Anche nella sinistra radicale di alternativa i problemi non sono mancati. Podemos e il suo leader Pablo Iglesias, proiettato a costruirsi come capo di una Syriza spagnola, forte di un risultato brillante alle europee, interlocutore di Tsipras, ha puntato all’autosufficienza del movimento, definito “né di destra né di sinistra”, e alla possibilità di superare il Psoe. Su questo assunto Iglesias aveva rifiutato a livello nazionale la coalizione organica con le forze storiche della sinistra comunista e con Izquierda Unida che, invece, aveva dato risultati importanti nelle elezioni amministrative con la conquista delle municipalità di Madrid e di Barcellona.

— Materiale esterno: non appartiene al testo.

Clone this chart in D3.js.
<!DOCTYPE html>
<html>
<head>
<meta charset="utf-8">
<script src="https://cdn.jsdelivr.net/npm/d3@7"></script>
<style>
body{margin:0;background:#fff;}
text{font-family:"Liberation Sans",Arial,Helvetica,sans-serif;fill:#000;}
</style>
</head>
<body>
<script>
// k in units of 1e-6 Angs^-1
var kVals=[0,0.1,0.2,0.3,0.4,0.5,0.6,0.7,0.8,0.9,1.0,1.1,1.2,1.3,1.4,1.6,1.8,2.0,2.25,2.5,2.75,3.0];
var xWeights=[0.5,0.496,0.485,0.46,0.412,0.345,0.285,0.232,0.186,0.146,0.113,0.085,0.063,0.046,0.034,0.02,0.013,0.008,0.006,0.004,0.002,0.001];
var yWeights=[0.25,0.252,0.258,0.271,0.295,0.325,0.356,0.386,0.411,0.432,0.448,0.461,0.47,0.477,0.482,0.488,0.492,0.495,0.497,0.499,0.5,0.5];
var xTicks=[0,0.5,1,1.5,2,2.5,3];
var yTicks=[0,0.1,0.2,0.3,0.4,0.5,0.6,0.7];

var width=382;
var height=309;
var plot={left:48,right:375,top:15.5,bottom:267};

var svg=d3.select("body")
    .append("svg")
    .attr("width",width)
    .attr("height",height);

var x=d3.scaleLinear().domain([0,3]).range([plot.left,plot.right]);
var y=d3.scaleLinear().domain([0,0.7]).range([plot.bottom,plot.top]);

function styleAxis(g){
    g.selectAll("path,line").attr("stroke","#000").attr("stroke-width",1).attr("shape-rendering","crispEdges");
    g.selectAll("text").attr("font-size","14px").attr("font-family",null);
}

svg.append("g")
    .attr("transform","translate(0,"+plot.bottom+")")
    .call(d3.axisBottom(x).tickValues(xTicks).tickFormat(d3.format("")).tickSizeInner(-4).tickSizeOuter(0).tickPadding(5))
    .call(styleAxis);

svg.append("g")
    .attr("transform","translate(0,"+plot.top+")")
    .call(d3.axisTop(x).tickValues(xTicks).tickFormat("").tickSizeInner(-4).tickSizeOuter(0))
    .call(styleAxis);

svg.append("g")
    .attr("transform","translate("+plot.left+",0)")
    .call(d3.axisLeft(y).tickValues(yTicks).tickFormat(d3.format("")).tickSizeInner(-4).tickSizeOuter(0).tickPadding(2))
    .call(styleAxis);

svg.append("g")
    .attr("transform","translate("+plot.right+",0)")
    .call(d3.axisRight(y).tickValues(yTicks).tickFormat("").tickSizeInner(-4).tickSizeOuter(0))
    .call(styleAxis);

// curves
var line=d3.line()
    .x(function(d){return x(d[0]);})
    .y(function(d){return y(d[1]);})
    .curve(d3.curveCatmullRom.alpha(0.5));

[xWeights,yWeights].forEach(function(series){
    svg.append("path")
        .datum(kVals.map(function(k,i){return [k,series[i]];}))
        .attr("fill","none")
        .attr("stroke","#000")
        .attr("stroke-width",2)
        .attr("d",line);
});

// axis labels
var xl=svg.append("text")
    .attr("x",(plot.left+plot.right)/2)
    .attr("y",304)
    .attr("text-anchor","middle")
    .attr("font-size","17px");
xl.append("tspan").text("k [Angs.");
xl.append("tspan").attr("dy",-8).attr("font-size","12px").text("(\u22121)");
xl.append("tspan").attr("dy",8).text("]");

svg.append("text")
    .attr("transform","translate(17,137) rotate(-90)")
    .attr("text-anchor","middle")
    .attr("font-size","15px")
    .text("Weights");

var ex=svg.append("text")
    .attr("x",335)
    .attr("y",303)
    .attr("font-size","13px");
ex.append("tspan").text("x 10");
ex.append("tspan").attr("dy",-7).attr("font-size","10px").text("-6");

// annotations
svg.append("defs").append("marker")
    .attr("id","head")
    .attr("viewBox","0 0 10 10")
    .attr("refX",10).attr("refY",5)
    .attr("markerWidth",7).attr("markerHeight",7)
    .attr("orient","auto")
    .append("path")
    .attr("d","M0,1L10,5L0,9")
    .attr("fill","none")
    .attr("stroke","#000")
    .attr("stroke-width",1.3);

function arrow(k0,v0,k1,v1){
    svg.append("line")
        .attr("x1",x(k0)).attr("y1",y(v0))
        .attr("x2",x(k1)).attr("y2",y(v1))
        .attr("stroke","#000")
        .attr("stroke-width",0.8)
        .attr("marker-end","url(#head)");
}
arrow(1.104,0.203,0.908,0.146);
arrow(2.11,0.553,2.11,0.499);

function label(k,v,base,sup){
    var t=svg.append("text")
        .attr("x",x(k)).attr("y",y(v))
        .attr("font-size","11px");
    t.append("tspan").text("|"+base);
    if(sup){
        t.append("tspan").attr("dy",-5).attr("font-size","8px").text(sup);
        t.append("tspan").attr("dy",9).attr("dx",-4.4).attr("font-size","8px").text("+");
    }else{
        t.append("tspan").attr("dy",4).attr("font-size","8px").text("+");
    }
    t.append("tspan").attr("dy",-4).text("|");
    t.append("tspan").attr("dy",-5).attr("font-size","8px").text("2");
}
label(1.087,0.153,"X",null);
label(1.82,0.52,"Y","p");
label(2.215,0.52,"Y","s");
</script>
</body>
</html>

Il quadro che si prospetta con il voto di domani, 26 giugno, non è facilmente prevedibile ma alcune considerazioni è bene averle presenti per tentare di capire cosa potrà emergere dagli scrutini.
Occorre considerare le vittorie di Madrid e Barcellona: esse dicono che l’unità delle forze della sinistra se orientate a rappresentare una alternativa alla gestione neoliberista anche delle amministrazioni locali può vincere. Ada Colau, neosindaca di Barcellona, ha costruito la sua coalizione dal basso, contro gli sfratti ad opera delle banche, contro i tagli al welfare e la disoccupazione, collegandosi al grande movimento degli “indignados” che per quattro anni ha lavorato nei quartieri della città contro le politiche di austerità e la corruzione. A Madrid, un’altra donna, stimata giudice, diventa il polo di aggregazione di tutta la sinistra e delle aspirazioni delle classi meno abbienti e del ceto medio impoverito.

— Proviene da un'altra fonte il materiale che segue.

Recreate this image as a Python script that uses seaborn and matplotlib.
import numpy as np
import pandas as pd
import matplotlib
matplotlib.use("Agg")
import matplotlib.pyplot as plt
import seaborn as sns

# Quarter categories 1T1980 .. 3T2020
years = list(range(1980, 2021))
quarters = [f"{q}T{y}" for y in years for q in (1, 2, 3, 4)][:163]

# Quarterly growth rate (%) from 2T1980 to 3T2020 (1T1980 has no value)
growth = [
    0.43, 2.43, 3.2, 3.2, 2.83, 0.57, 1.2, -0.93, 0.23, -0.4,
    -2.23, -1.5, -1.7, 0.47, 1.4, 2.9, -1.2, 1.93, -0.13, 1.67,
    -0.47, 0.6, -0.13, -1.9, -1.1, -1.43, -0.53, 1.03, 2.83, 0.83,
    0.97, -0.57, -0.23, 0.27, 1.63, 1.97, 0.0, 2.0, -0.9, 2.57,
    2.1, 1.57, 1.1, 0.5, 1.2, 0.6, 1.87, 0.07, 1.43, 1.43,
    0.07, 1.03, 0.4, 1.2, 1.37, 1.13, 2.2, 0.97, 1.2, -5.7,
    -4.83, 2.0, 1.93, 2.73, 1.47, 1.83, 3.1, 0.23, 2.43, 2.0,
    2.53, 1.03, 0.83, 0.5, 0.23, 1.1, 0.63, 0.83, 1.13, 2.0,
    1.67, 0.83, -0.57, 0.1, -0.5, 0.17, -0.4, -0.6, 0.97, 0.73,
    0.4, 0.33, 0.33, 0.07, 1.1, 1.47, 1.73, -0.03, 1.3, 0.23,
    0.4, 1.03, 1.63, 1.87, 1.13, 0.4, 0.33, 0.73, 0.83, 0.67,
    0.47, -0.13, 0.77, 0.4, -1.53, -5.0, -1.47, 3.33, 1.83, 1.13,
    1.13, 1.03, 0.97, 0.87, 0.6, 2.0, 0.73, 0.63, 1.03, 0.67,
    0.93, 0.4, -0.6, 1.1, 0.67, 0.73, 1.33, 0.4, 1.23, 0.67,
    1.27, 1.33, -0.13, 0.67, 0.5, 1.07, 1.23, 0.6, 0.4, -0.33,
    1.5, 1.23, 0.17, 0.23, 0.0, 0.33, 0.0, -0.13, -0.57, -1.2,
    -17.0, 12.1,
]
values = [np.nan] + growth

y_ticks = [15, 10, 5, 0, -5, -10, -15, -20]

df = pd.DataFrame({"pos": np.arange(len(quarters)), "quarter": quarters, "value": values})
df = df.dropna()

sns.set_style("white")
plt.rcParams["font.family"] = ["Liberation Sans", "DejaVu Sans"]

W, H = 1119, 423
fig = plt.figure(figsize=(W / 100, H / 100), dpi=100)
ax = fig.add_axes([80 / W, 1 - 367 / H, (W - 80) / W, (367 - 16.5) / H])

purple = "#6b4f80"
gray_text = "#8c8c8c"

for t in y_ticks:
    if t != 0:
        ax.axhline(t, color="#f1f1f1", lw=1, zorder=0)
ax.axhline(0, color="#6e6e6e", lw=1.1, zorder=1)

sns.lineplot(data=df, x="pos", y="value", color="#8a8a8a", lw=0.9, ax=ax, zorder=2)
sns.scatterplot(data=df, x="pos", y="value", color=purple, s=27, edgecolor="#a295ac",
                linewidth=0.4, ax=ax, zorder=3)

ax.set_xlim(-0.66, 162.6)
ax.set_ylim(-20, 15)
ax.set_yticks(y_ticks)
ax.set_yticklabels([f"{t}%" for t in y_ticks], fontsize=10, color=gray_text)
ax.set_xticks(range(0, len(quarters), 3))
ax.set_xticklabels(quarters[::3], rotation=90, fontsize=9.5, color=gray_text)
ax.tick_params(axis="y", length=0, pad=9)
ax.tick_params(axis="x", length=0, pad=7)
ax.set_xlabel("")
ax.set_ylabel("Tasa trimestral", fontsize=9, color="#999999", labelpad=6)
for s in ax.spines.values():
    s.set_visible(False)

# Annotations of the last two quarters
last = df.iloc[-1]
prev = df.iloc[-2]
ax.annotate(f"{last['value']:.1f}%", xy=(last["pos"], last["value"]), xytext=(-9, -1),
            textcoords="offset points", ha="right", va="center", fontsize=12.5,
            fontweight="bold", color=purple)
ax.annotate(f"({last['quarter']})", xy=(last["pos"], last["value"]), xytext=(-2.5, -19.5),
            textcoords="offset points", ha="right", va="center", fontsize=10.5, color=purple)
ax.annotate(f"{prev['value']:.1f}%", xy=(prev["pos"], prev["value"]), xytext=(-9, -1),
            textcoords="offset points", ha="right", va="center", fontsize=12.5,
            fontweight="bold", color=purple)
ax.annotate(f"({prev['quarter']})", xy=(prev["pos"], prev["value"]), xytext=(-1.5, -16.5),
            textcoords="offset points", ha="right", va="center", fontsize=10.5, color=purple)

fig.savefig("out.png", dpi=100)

Credo che queste esperienze abbiano fatto maturare la nascita della coalizione unitaria di sinistra, da sempre perseguita dal giovane segretario di Izquierda Unida Alberto Gàrzon, e chiarito che il non essere né di destra né di sinistra ha un significato di contestazione del sistema politico e non di declinazione genericamente interclassista. L’accordo tra Podemos e IU può portare questa formazione a diventare la seconda forza politica scavalcando il Psoe; e questo sarebbe un fatto di assoluto rilievo. I Popolari di Rajoy si aspettano un recupero e gli osservatori spagnoli più attenti dicono di una crescita dell’astensionismo che penalizzerebbe ulteriormente il Psoe.

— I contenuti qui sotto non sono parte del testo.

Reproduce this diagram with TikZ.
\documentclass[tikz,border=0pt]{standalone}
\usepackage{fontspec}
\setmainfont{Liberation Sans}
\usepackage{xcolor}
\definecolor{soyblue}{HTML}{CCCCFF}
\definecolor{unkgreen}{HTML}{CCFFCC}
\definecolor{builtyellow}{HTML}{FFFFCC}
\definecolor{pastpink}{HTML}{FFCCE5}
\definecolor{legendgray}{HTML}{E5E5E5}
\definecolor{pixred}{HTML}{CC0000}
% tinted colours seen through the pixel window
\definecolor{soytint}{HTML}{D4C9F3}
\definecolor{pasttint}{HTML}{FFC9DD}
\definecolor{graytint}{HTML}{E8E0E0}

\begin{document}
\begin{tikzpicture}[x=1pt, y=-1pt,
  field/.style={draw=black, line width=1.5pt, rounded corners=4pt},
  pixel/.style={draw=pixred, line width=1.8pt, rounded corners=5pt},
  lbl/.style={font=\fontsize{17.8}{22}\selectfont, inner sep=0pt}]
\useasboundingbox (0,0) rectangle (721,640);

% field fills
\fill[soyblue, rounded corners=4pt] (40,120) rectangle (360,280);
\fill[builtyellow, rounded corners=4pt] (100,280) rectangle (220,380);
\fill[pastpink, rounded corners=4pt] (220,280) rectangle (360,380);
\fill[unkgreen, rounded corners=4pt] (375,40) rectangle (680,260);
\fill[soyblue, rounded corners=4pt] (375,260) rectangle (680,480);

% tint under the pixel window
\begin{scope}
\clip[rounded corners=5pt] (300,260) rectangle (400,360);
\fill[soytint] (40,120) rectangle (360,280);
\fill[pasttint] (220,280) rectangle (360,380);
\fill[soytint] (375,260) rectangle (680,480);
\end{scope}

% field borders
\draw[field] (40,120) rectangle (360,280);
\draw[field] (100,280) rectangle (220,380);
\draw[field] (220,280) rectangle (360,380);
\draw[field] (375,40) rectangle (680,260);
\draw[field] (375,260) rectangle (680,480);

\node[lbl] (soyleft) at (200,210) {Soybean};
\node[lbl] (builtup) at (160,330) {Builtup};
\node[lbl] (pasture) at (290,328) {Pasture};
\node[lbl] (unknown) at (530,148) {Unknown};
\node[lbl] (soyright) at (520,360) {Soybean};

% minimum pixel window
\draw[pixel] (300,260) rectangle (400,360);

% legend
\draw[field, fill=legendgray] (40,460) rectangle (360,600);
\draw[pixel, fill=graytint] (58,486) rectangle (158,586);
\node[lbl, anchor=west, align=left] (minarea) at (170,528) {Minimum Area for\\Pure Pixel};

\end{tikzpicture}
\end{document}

Abbiamo imparato, anche dalle lezioni di questi giorni, che tanti sondaggi sono funzionali ad influenzare il voto secondo le proprie aspettative o, peggio ancora, a confondere i dati con le speranze. Può prendere forza una coalizione di centrodestra se Rajoy recuperasse, come si dice convinto, gran parte dell’elettorato perduto a dicembre; ma può anche manifestarsi un successo forte della coalizione della sinistra, comprensiva delle diverse componenti, capace di indurre il Psoe a sostenere un governo di alternativa. Ma neppure è da escludere che questo porti ad una condizione di stallo non dissimile da quella verificata a dicembre. Forse questo servirebbe a rendere più evidente che il sistema di post-democrazia con cui si esercita un potere reale, al riparo di elezioni formali sempre meno partecipate, e in nome della finanza e dei mercati, si avvia a concludere il suo ciclo ultraventennale. Sarà bene riflettere adeguatamente su questa eventualità perché chiama in causa le prospettive delle generazioni future e non solo la condizione materiale dei ceti subalterni di oggi.
Alle spalle del voto spagnolo di oggi stanno i risultati elettorali delle amministrative italiane, che hanno un segno marcato ma anche composito di contestazione di sistema; e sta il risultato del referendum inglese che esprime, sostanzialmente da posizioni di destra xenofoba e sovranista, il malcontento verso questa Unione Europea priva di anima e mossa solo dai mercati. Non sono segnali omogenei e hanno significati anche contraddittori. Una cosa mi pare certa, le élite che hanno considerato e considerano il potere come cosa loro privata hanno di che preoccuparsi nei singoli paesi e a livello europeo. Forse il “pilota automatico” su cui Mario Draghi fondava il potere del mercato sulla politica comincia a dare segnali di défaillance. La questione sociale torna ad imporsi drammaticamente e, cosa per nulla tranquillizzante, può esprimersi in un quadro che non ha necessariamente sbocchi progressivi da quando la sinistra ha fatto cadere il progetto di alternativa di società fondato su eguaglianza e libertà.
Se il modello di Barcellona e di Madrid si affermasse in Spagna a livello nazionale potremmo essere rafforzati nella convinzione che un’altra Europa è possibile e non è quella della Brexit.